Monday, March 26, 2012

Virgin Blogger here!

This is the very first time I've ever blogged. Never really gave it much thought before. Not actually sure why I am trying it now. LOL I do like to "talk".
Well, let's see.
I am a full time mom or stay at home mom. I am currently 32 and am married. I've been married for 7 yrs 7 months. We have 3 children. Milo, 5, Michael, 3, and Madalynn, 1. Its that time of the year when all of our birthdays hit. Maddie's birthday is in April, then Michael in May, Milo in June, and mine and my hubby's in July.
I've been working on starting my own little company called Mama's Pixie. Mostly making and selling barrettes and headbands.
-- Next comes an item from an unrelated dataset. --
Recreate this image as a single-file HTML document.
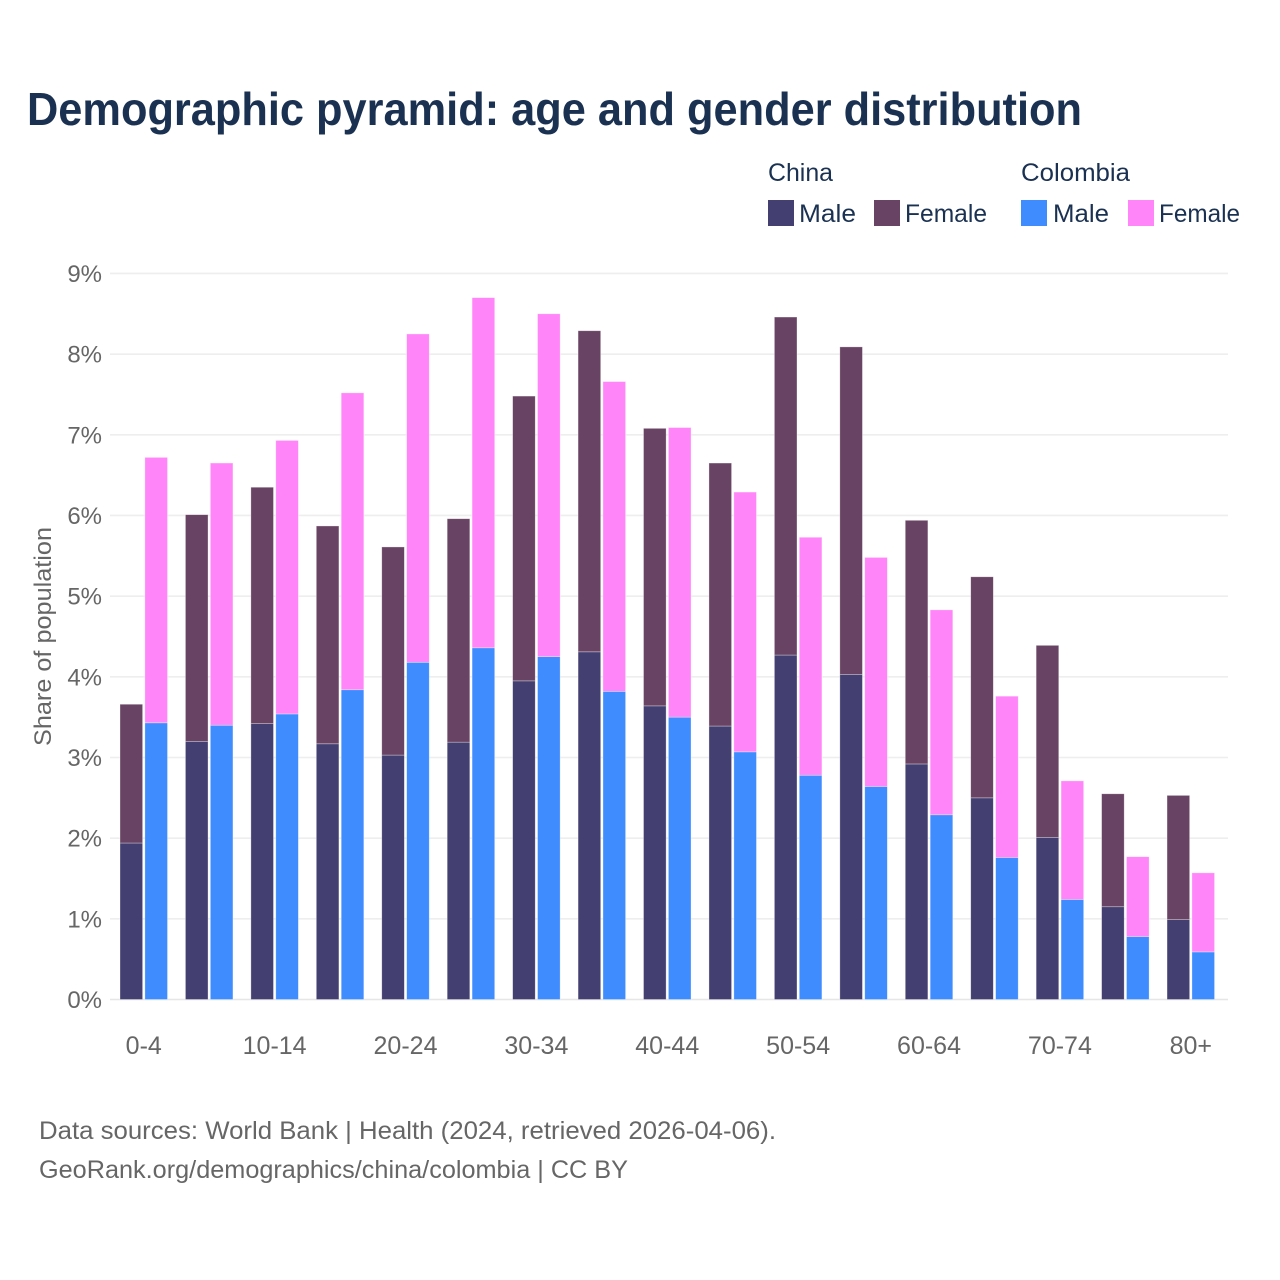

I want to eventually expand out to diapers, bibs, baby blankets, diaper bags, burp rags, and outfits for little ones.
I am also a Mary Kay consultant, but to be honest, I haven't been putting in the effort I should for this. I love the product and how wonderful it makes my skin feel and look. I just need to get out more and hand out my business cards so I can attrack more business. I am always looking for people to do facials on.
I love Pampered Chef, Scentsy, and Party Lite products! I'm addicted to Scentsy right now. I have a plugin in my bathroom and warmers in my kitchen and living room. I have a nursery warmer on order. Thinking of giving it away as a gift or may keep it for Maddie's room. Though she currently shares a room with her 2 brothers till we finish our basement.
There are a lot of funny stories I can share about my kids. :D They do and say a lot that just cracks me up.